As word spread about Matthew, the community wanted to help. Sharon started a GoFundMe that has funded a bike program for the kids at Learning Alternatives, sponsored prize money for kids at local races, and provided trailbuilding tools.

The longevity of both the trail and the memorial became the priority. Instead of just skidding the moss aside, Mike and Chantel, with a handful of friends, removed black organic material, laid down rocks, and packed gold on top. Days of labor turned into years, and they decided to use some of the donations to hire Dillon Butcher and Cole Nichol of Reza Trails to complete the upper section.
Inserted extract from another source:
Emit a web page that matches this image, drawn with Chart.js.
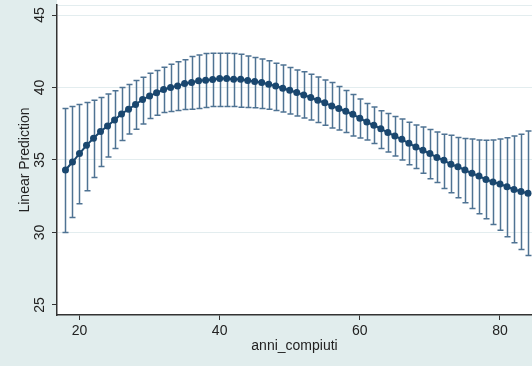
<!DOCTYPE html>
<html lang="it">
<head>
<meta charset="utf-8">
<title>Linear Prediction</title>
<script src="https://cdn.jsdelivr.net/npm/chart.js@4.4.1/dist/chart.umd.min.js"></script>
<style>
html, body { margin: 0; padding: 0; background: #e1eded; }
#wrap { width: 532px; height: 366px; }
</style>
</head>
<body>
<div id="wrap"><canvas id="myChart"></canvas></div>
<script>
// eta (anni compiuti), 18..84
const ages = [18,19,20,21,22,23,24,25,26,27,28,29,30,31,32,33,34,35,36,37,38,39,40,41,42,43,44,45,46,47,48,49,50,51,52,53,54,55,56,57,58,59,60,61,62,63,64,65,66,67,68,69,70,71,72,73,74,75,76,77,78,79,80,81,82,83,84];

// previsione lineare
const prediction = [
  34.31, 34.86, 35.44, 36.01, 36.50, 36.96, 37.35, 37.76, 38.18, 38.50, 38.83, 39.17, 39.42, 39.63, 39.86, 40.00, 40.11,
  40.28, 40.35, 40.46, 40.50, 40.55, 40.62, 40.62, 40.57, 40.57, 40.48, 40.41, 40.35, 40.23, 40.11, 39.95, 39.81, 39.65,
  39.49, 39.31, 39.12, 38.94, 38.73, 38.55, 38.36, 38.15, 37.88,
  37.62, 37.39, 37.16, 36.89, 36.66, 36.43, 36.15, 35.90, 35.67, 35.44, 35.18,
  34.98, 34.70, 34.54, 34.31, 34.08, 33.89, 33.66, 33.48, 33.34, 33.16, 32.97, 32.83, 32.70
];

// intervallo di confidenza 95%
const ciUpper = [
  38.55, 38.69, 38.83, 38.96, 39.12, 39.31, 39.56, 39.77, 40.00, 40.21, 40.48, 40.71, 40.99, 41.17, 41.40, 41.61, 41.77,
  41.91, 42.14, 42.25, 42.35, 42.37, 42.37, 42.37, 42.35, 42.30, 42.18, 42.07, 41.96, 41.84, 41.68, 41.56, 41.38, 41.20,
  41.08, 40.92, 40.73, 40.52, 40.35, 40.07, 39.80, 39.52, 39.20,
  38.90, 38.65, 38.40, 38.20, 38.00, 37.82, 37.60, 37.42, 37.27, 37.10, 36.93,
  36.77, 36.70, 36.56, 36.48, 36.45, 36.38, 36.36, 36.38, 36.45, 36.54, 36.66, 36.77, 37.00
];
const ciLower = [
  30.00, 31.04, 31.99, 32.88, 33.80, 34.56, 35.20, 35.80, 36.34, 36.80, 37.12, 37.48, 37.86, 38.09, 38.27, 38.35, 38.42,
  38.48, 38.50, 38.55, 38.62, 38.69, 38.69, 38.69, 38.69, 38.64, 38.62, 38.60, 38.55, 38.50, 38.41, 38.31, 38.18, 38.04,
  37.90, 37.76, 37.58, 37.39, 37.21, 37.07, 36.89, 36.66, 36.52,
  36.38, 36.13, 35.80, 35.55, 35.27, 35.00, 34.68, 34.42, 34.08, 33.71, 33.44,
  33.04, 32.74, 32.40, 32.05, 31.66, 31.29, 30.95, 30.56, 30.16, 29.71, 29.29, 28.83, 28.42
];

const xTicks = [20, 40, 60, 80];
const yTicks = [25, 30, 35, 40, 45];

const navy = '#1a476f';
const capColor = '#4f7393';
const gridColor = '#e3edef';
const axisColor = '#333333';
const font = '"Liberation Sans", Arial, sans-serif';

// sfondo: regione del grafico azzurrina, area del plot bianca
const background = {
  id: 'background',
  beforeDraw(chart) {
    const { ctx, chartArea } = chart;
    ctx.save();
    ctx.fillStyle = '#e1eded';
    ctx.fillRect(0, 0, chart.width, chart.height);
    ctx.fillStyle = '#ffffff';
    ctx.fillRect(chartArea.left, 0, chart.width - chartArea.left, chartArea.bottom);
    ctx.strokeStyle = gridColor;
    ctx.lineWidth = 1;
    ctx.beginPath();
    ctx.moveTo(chartArea.left, chartArea.top + 0.5);
    ctx.lineTo(chart.width, chartArea.top + 0.5);
    ctx.stroke();
    ctx.restore();
  }
};

// barre di errore (rcap)
const errorBars = {
  id: 'errorBars',
  beforeDatasetsDraw(chart) {
    const { ctx, scales: { x, y } } = chart;
    ctx.save();
    ctx.beginPath();
    ctx.rect(chart.chartArea.left, 0, chart.width - chart.chartArea.left, chart.chartArea.bottom);
    ctx.clip();
    ctx.strokeStyle = capColor;
    ctx.lineWidth = 1.5;
    ages.forEach((a, i) => {
      const px = Math.round(x.getPixelForValue(a)) + 0.5;
      const top = y.getPixelForValue(ciUpper[i]);
      const bot = y.getPixelForValue(ciLower[i]);
      ctx.beginPath();
      ctx.moveTo(px, top);
      ctx.lineTo(px, bot);
      ctx.moveTo(px - 3, top);
      ctx.lineTo(px + 3, top);
      ctx.moveTo(px - 3, bot);
      ctx.lineTo(px + 3, bot);
      ctx.stroke();
    });
    ctx.restore();
  }
};

// etichette verticali dell'asse y e titolo
const yLabels = {
  id: 'yLabels',
  afterDraw(chart) {
    const { ctx, chartArea, scales: { y } } = chart;
    ctx.save();
    ctx.fillStyle = '#222222';
    ctx.textAlign = 'center';
    ctx.textBaseline = 'middle';
    ctx.font = '14px ' + font;
    yTicks.forEach(v => {
      ctx.save();
      ctx.translate(40, y.getPixelForValue(v));
      ctx.rotate(-Math.PI / 2);
      ctx.fillText(String(v), 0, 0);
      ctx.restore();
    });
    ctx.translate(25, (chartArea.top + chartArea.bottom) / 2);
    ctx.rotate(-Math.PI / 2);
    ctx.fillText('Linear Prediction', 0, 0);
    ctx.restore();
  }
};

new Chart(document.getElementById('myChart'), {
  type: 'line',
  data: {
    datasets: [{
      data: ages.map((a, i) => ({ x: a, y: prediction[i] })),
      borderColor: navy,
      backgroundColor: navy,
      borderWidth: 2,
      pointRadius: 3.5,
      pointBorderWidth: 0,
      pointStyle: 'circle',
      tension: 0
    }]
  },
  options: {
    responsive: true,
    maintainAspectRatio: false,
    animation: false,
    events: [],
    layout: { autoPadding: false, padding: { top: 5, right: 0, left: 0, bottom: 0 } },
    plugins: { legend: { display: false }, tooltip: { enabled: false } },
    scales: {
      x: {
        type: 'linear',
        min: 16.79,
        max: 84.57,
        afterBuildTicks: s => { s.ticks = xTicks.map(v => ({ value: v })); },
        afterFit: s => { s.height = 51; s.paddingLeft = 0; s.paddingRight = 0; },
        grid: { drawOnChartArea: false, tickLength: 5, tickColor: axisColor, tickWidth: 1 },
        border: { color: axisColor, width: 1.5 },
        ticks: { color: '#222222', font: { size: 14, family: font }, padding: 3, maxRotation: 0 },
        title: { display: true, text: 'anni_compiuti', color: '#222222', font: { size: 14, family: font }, padding: { top: 0, bottom: 11 } }
      },
      y: {
        type: 'linear',
        min: 24.31,
        max: 45.69,
        afterBuildTicks: s => { s.ticks = yTicks.map(v => ({ value: v })); },
        afterFit: s => { s.width = 57; s.paddingTop = 0; s.paddingBottom = 0; },
        grid: {
          color: c => (c.tick && c.tick.value === 25 ? 'rgba(0,0,0,0)' : gridColor),
          lineWidth: 1,
          tickLength: 5,
          tickColor: axisColor
        },
        border: { color: axisColor, width: 1.5 },
        ticks: { display: false }
      }
    }
  },
  plugins: [background, errorBars, yLabels]
});
</script>
</body>
</html>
"Neither Mike nor Chantel had built any trails, but their passion and drive are really reflected in Mattmo,” Dillon said. “They spent so many hours building and perfecting—they redo things until it is absolutely perfect.

Grant Laird airs out one of many high-speed sections of the Mattmo trail in Nanaimo. The trail was intentionally built to be ridden and enjoyed by a wide range of skill levels. Photo: Dave Silver

Mattmo—Matthew’s childhood nickname—is fast and playful, built to reward trust. The gradient builds speed without ever feeling out of control, with deep, supportive berms and predictable, smooth jumps. It flows through the forest before opening into longer, smoother, undulating sections. The line stays inviting rather than technical, balancing sharp corners and rolling features with rhythm and consistency. Lower down, the forest closes in and the trail darkens, narrowing focus at high speed, before easing out into a mellow finish near a creek. From start to finish, Mattmo feels intentional—confident without being aggressive, accessible without being diluted—a trail designed for progression, flow, and joy.

Friends have called it a love letter to Matthew.

South Benson has traditionally been dominated by steeper, faster, gnarlier black and double-black trails. Mattmo meets riders where they are. Taken at a slower pace, it feels smooth and easy to trust. For advanced riders, the same line becomes something else entirely: fast and purely fun. In an enduro-style network, adding something more accessible changes who the place is for. It opens the mountain to riders who want to progress.

Christine Lynch saw that play out when she designed the Murderhorn Maiden women’s enduro race. Last year, racers rode Mattmo as part of the course.

“I had my beginner ladies and young kids drop in lower down, and then all the expert and advanced ladies coming in from the top,” Christine said. “After the race, I saw more ladies riding Benson.”

It’s a trail that Matthew would have loved. It would have pushed him.

Mike and Chantel have poured years into this hand-built trail on unsanctioned land, under constant threat of logging or losing access. But impermanence is familiar territory. They know what it means to create with no control over what comes next.

Chantel and Mike Jeromkin discuss a feature while working on the Mattmo trail, built in honor of their son. Photo: Dave Silver

On the night in their living room when they first discussed a trail, they had weighed the option of building a sanctioned, protected trail. But they wanted it to reflect who Matthew truly was— “a mischievous little ball of fire who didn’t do anything by the books.”

Matthew once told his mom that no matter how bad things felt, when he was in the forest on South Benson, it was his happy place.

“He wouldn’t have asked to build a trail, the same way he didn’t ask to go ride his bike in the middle of the school day,” Christine said. “He would’ve just done it.”

So, they just did it.

The risk of loss isn’t abstract. Sections of the trail are currently closed due to logging. When operations are complete, it will take months of work to clear and rebuild. But the work was never going to be finished anyway.

“I feel like it’s never going to be done,” Chantel said. “I feel like we’ll be building that trail until we can no longer physically do it.”

At the trail opening, riders continued to drop in between the trees, threading the narrow ribbon of dirt as it disappeared into shadow. Laughter carried down the line and kept going all day. Riders on eMTBs lapped the trail again and again, with Chantel and Mike among them.

This is how the couple finds Matthew now—ripping down singletrack, mud splattered across his face, where he was happiest.